The barrel bent most likely from the heat of your first try.
My suggestion is to do it again only go for the drill press earlier.
It is also possible that it was bent either before or during cutting. I’ve cut that type of rod myself and it is rarely consistant.
Good luck! Give it another go!
Glad I tried again (see later blog postings). Hadn’t really thought much about the whole piece melting into a bent piece. 🙂 Thanks
Hi, hopefully that barrel will work fine, but if you ever need to make another one there is a much simpler way. If you put the brass threaded rod in a pillar drill, you can drill down onto a clamped drill bit, it acts like a lathe to give a perfectly centered hole.

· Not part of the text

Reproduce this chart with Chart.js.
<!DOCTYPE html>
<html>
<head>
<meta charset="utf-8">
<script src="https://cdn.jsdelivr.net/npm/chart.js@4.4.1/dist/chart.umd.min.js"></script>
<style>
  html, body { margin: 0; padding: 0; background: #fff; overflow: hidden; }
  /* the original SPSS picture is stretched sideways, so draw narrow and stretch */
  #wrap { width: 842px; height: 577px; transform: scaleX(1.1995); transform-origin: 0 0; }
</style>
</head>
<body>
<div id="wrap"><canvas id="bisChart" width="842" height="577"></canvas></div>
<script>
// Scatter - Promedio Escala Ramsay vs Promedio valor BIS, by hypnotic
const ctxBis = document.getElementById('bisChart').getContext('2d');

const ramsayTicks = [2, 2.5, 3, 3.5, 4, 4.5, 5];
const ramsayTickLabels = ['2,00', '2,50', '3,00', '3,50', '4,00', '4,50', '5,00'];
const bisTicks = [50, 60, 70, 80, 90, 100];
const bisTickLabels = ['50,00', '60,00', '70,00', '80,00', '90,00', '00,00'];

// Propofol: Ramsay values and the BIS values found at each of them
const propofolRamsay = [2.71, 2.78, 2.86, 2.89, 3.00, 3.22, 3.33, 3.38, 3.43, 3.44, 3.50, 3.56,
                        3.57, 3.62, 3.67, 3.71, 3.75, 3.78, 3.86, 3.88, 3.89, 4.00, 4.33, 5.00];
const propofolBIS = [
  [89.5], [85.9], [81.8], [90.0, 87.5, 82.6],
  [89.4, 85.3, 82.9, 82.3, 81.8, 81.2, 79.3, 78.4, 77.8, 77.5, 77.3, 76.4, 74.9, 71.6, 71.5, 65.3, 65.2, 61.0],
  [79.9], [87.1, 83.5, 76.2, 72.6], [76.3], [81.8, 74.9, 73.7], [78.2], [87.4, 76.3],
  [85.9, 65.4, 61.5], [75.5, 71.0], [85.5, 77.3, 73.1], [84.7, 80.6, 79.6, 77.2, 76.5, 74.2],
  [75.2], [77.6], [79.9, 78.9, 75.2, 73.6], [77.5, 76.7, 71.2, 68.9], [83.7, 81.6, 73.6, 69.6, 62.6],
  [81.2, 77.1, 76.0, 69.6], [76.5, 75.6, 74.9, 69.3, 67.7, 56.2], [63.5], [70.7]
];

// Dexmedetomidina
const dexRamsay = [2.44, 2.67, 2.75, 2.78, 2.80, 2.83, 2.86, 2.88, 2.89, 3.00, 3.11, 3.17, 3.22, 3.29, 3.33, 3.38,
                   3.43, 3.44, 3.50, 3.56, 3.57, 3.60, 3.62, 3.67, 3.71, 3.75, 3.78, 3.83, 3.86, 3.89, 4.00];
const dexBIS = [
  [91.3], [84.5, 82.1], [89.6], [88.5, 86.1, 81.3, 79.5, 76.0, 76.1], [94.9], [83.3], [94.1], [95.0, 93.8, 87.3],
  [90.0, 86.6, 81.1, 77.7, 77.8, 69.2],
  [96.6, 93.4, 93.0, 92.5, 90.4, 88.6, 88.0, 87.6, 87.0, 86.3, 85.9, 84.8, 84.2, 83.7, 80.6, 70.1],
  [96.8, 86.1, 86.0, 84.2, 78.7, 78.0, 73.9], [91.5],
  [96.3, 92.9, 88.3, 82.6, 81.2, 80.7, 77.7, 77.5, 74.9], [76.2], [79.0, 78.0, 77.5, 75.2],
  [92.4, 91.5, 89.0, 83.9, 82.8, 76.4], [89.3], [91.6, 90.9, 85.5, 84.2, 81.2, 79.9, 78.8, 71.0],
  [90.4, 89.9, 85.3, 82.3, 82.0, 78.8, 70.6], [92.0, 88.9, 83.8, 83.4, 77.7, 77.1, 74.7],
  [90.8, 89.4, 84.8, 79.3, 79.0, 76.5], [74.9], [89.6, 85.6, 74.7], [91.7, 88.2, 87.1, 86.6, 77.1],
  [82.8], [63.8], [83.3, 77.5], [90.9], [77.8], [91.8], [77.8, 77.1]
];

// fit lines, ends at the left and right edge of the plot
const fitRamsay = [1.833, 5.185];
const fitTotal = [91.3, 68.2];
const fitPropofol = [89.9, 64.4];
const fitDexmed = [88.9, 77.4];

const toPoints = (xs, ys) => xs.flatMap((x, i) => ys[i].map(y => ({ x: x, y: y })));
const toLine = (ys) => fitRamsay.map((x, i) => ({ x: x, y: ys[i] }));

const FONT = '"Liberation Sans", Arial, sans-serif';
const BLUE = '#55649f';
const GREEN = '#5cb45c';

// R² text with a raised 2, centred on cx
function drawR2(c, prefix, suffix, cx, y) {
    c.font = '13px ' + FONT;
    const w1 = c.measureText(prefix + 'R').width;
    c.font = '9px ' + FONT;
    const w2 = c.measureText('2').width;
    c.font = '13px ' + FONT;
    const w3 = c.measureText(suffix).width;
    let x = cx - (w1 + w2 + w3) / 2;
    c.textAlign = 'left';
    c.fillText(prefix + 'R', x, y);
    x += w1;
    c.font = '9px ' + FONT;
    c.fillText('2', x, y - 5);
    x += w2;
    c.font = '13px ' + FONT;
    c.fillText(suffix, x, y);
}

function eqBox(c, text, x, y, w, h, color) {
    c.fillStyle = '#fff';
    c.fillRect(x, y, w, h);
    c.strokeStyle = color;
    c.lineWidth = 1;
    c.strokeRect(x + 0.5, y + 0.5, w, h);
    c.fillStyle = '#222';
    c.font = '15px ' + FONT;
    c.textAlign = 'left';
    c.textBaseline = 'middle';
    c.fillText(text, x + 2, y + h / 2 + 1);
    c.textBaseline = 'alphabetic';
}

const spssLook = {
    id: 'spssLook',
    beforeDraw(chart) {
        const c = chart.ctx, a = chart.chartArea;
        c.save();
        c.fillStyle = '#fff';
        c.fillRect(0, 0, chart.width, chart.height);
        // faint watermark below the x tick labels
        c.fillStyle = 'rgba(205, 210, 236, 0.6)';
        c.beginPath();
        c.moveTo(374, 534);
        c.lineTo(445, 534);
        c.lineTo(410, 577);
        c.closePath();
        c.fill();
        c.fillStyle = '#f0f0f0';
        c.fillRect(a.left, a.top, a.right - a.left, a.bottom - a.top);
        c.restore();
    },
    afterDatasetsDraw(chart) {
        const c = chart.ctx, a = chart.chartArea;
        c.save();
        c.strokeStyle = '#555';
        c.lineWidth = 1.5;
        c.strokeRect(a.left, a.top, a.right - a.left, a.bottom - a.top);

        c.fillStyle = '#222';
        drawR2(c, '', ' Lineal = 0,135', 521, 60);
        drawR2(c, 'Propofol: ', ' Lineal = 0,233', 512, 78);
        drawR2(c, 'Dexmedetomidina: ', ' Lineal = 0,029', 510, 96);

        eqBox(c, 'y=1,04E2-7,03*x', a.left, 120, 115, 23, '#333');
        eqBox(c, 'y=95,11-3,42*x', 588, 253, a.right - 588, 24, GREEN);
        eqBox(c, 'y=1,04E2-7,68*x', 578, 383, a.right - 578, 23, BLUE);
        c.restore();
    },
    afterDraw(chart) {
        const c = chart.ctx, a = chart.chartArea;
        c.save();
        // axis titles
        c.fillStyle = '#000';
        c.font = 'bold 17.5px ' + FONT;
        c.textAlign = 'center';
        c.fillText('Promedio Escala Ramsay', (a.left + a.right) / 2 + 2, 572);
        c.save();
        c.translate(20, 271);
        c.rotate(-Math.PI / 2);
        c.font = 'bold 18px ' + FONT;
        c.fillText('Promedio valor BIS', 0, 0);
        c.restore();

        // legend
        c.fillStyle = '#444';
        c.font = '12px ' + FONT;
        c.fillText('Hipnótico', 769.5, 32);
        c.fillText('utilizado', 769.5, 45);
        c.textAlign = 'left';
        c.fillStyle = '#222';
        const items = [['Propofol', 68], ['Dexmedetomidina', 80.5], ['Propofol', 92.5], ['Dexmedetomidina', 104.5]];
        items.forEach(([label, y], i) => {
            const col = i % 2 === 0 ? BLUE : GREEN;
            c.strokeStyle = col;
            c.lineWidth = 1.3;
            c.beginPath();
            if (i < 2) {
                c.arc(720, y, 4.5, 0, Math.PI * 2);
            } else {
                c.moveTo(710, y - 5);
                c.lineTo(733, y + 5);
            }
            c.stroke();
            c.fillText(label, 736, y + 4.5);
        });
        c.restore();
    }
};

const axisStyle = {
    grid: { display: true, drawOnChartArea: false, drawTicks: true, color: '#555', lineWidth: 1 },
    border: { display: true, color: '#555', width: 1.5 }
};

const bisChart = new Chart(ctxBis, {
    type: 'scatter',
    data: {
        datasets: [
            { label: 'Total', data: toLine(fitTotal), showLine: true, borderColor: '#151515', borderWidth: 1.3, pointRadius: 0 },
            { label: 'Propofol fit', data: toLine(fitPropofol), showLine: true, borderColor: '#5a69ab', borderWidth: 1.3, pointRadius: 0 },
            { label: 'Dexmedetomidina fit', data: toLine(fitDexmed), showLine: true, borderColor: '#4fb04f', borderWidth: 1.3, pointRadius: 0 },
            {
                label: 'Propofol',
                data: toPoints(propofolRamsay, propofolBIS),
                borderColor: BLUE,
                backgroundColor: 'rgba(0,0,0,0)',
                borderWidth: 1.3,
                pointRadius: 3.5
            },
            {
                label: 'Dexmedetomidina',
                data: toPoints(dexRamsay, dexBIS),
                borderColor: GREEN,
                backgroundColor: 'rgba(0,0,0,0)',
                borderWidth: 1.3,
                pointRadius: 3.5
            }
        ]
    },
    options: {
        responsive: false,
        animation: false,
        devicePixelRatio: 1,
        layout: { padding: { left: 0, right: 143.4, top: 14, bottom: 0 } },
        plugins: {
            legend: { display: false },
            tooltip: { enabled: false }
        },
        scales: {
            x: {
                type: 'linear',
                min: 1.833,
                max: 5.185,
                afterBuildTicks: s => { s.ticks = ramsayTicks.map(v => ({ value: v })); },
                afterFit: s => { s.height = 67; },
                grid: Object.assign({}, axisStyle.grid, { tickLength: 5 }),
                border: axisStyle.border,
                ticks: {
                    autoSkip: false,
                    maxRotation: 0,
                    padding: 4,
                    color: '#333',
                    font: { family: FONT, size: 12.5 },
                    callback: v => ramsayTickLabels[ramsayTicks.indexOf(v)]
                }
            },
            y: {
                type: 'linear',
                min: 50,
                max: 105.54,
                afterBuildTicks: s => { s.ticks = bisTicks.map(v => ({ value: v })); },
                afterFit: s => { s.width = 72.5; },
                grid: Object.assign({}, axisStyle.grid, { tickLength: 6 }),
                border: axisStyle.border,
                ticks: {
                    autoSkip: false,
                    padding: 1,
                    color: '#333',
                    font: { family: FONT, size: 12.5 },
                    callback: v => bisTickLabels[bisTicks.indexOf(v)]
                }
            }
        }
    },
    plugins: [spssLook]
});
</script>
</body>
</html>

Cool idea having the barrel itself spinning (to make sure it’s straight). I already now have smaller metric drill bits, and somewhere in the mail I have a metric tap and die kit, so soon I’ll create a few more extruders (and keep a few as backups). I bought some vice jaws and hopefully that will make it easier to hold either the barrel or bit.
I was just looking through old comments to see what I hadn’t responded to during lunch, and came across your comment and my reply. I now see that in my reply I missed the point of your comment entirely – the idea of spinning the rod wasn’t to make sure it’s straight, but rather to get that self-centering behavior that happens when a stationary point comes into contact with a spinning larger piece; some give in the bit allows it to bend slightly, and it gravitates towards the center of the moving piece since there’s less resistance there. Still haven’t tried this, but now that I have small metric bits I may just remake my heater barrel before gluing anything to my Mendel extruder piece!